> Data lines
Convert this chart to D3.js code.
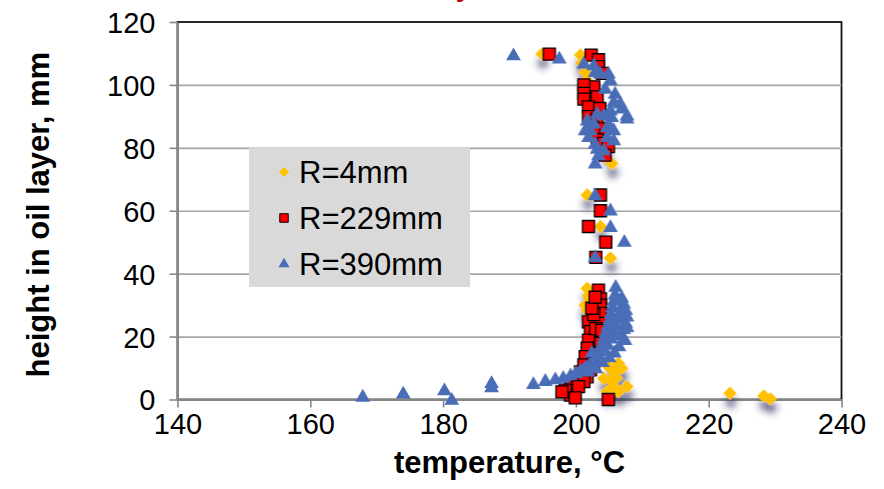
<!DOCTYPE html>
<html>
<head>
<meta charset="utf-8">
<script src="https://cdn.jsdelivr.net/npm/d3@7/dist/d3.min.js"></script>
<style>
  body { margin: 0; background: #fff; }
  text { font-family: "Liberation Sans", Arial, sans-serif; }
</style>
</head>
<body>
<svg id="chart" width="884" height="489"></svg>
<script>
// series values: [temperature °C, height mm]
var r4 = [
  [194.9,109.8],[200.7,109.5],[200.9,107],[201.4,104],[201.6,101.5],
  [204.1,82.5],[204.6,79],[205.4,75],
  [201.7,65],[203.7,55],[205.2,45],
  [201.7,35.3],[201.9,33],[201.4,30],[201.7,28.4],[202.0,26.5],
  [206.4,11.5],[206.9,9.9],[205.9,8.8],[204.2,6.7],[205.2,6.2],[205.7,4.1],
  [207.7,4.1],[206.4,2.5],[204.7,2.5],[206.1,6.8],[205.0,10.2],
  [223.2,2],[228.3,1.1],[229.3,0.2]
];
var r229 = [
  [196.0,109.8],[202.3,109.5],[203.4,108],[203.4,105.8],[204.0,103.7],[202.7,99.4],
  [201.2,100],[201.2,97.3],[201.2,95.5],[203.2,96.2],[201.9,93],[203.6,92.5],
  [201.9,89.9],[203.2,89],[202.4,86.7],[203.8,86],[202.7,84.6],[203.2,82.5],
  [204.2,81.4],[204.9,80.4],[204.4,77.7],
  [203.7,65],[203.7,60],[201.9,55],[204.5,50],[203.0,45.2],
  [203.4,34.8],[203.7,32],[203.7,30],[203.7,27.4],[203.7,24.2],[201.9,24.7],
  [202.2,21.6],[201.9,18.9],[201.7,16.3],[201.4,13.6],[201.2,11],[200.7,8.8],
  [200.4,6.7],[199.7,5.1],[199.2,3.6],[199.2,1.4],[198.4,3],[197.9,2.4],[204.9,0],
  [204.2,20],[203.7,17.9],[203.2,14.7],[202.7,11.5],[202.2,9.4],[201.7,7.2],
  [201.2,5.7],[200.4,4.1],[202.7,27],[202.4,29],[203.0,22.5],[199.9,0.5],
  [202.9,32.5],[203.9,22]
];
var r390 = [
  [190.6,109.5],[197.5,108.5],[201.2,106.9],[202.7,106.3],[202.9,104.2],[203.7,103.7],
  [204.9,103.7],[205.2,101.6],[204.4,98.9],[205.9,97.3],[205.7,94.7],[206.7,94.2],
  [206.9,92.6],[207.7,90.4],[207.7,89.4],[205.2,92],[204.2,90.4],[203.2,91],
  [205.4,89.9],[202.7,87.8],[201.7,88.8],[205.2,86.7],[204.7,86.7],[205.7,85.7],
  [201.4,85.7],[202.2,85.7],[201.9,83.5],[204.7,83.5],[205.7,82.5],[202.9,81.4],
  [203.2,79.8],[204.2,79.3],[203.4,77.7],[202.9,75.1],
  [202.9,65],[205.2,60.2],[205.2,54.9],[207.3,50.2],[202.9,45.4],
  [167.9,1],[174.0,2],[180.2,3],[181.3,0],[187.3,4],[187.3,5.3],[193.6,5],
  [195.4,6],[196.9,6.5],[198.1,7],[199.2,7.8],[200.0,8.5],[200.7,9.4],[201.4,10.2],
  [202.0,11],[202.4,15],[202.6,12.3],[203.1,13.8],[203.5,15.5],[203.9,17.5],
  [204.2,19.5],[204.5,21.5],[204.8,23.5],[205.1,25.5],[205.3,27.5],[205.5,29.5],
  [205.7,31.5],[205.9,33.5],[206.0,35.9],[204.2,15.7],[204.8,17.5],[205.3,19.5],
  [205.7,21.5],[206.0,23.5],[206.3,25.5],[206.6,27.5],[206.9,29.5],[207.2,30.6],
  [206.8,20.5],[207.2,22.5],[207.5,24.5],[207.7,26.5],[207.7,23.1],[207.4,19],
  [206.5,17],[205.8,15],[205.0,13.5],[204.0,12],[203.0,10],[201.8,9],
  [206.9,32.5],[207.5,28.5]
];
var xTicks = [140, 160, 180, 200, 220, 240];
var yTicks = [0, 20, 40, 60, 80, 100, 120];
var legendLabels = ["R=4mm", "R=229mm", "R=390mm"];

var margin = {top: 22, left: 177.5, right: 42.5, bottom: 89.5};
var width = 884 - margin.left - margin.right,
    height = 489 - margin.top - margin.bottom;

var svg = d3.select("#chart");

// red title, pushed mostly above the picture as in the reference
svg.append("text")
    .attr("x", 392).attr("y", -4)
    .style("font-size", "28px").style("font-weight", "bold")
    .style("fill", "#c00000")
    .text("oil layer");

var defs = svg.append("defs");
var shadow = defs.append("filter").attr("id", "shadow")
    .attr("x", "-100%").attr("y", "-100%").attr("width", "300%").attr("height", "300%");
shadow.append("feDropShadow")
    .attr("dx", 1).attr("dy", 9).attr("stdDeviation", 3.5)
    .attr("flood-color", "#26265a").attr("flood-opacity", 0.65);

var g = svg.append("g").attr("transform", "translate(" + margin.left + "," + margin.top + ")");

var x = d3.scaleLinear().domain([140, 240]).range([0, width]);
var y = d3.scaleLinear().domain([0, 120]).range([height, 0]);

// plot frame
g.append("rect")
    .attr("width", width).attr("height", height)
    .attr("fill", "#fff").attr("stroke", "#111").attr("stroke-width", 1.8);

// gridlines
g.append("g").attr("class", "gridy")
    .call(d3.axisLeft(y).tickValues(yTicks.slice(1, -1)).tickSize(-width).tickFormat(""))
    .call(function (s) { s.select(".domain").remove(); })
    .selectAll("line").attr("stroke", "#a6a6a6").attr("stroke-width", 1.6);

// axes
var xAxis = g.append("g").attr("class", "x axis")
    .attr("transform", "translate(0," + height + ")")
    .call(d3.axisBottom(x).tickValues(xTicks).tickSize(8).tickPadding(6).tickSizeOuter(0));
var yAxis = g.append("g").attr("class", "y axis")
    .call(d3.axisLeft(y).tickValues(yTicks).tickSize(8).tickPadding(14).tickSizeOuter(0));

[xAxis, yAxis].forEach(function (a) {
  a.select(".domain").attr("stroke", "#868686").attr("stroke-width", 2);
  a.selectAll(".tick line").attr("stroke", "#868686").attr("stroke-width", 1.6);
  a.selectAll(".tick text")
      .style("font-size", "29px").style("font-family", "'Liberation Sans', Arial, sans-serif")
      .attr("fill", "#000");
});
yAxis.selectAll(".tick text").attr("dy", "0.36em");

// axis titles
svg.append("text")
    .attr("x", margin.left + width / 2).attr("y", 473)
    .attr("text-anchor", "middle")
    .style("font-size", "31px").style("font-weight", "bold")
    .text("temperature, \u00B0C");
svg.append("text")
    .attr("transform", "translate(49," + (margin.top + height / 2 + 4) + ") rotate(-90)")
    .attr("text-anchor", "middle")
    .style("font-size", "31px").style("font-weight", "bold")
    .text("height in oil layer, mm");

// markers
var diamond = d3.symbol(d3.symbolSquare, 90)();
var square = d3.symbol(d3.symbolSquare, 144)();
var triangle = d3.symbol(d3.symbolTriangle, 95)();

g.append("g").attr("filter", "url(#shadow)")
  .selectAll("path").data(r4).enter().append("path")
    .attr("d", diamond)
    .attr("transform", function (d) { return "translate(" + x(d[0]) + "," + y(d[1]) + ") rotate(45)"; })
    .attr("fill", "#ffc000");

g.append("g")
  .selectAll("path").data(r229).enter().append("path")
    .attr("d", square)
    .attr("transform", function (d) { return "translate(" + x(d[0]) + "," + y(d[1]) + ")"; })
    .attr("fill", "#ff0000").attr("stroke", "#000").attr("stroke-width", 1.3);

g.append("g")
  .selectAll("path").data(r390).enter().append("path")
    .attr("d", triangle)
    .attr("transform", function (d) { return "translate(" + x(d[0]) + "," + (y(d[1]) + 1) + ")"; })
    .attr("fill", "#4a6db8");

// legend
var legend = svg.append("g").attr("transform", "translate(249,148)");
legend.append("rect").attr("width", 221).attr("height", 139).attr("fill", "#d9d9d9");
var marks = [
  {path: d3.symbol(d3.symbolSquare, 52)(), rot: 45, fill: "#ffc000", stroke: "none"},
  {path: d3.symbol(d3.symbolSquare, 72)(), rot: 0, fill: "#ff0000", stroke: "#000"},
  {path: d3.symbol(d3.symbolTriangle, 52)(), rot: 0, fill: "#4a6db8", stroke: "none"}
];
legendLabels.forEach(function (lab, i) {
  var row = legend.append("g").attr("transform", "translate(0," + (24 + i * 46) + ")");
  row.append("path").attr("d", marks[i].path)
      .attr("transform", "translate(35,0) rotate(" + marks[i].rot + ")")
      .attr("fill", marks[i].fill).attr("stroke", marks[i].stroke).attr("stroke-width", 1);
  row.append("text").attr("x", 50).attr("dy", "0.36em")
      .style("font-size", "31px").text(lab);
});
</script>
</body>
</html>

> Exercise brief
Check each line above for the string "chart", then copy the ones that have it.

> Written reply
Convert this chart to D3.js code.
<svg id="chart" width="884" height="489"></svg>
var svg = d3.select("#chart");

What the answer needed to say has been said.